The loss of the Ritz and Blue Moon in the 1960s likely contributed to the loss of the neighborhood's night life. In an effort to revive this section of town and to remove “blighting influences,” the city launched an effort to acquire the buildings in the area. Black businesses were initially excited about this project, until they realized they were not being involved.
Picture
Swift and Co. Poultry Dressing
1958
Walter Thurston Photograph Collection (2016.096)
​Edward H. Nabb Research Center for Delmarva History & Culture 
Charles Jones and Joseph Sample, a barbershop owner, thought they were going to be included in revitalization, but instead found themselves pushed out when it became apparent they could not afford the higher rent that it would bring. Jones vented his frustrations to the press, saying “they’re pushing you further and further away, block by block.” Eventually, the pair relocated to Booth Street. By the end of the 20th century, little remained of this lively entertainment district. Reportedly, there were around 25 businesses in California that had disappeared. Thankfully, the Franklin Hotel and perhaps a few scattered buildings remain as a reminder of the former hub of Black life.
As if repeating history, another highway was constructed near a predominantly Black neighborhood: the Route 50 bypass. Completed in the early 2000s, this bypass ran through the Jersey Heights community. While the Jersey Heights Neighborhood Association challenged its construction through the court system and were able to secure improvements for the community, it ultimately did not alter the course of the bypass. Understandably, Shanie Shields feels that every highway built comes through “our community” and displaces them.

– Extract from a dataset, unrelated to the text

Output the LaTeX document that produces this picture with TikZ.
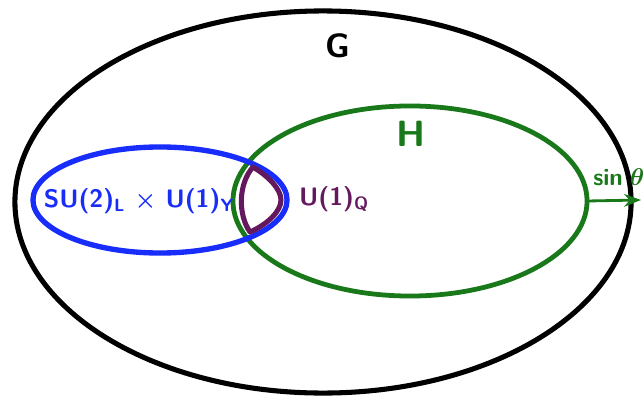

Not all hope is lost, however, and the positive memories of these communities live on through community members who either remember or who have learned about their histories. African Americans in Salisbury built their own communities where they experienced joy, went to school, saw movies with their friends and families, frequented clubs, attended church, and even interacted with their white neighbors. These communities chose to push forward and help each other to build something for themselves. They were self-sufficient and able to survive independently. As Shanie Shields put it, the “Black community did more for each other than depending” on others. This spirit survives today and serve as a testament to what can be accomplished when a community comes together to overcome hardships. This fighting spirit are reflected in efforts to preserve their history through projects like the Chipman Cultural Center, the Church Street Murals, interpretive signage, political activism, and efforts to acknowledge the good and bad of our shared past.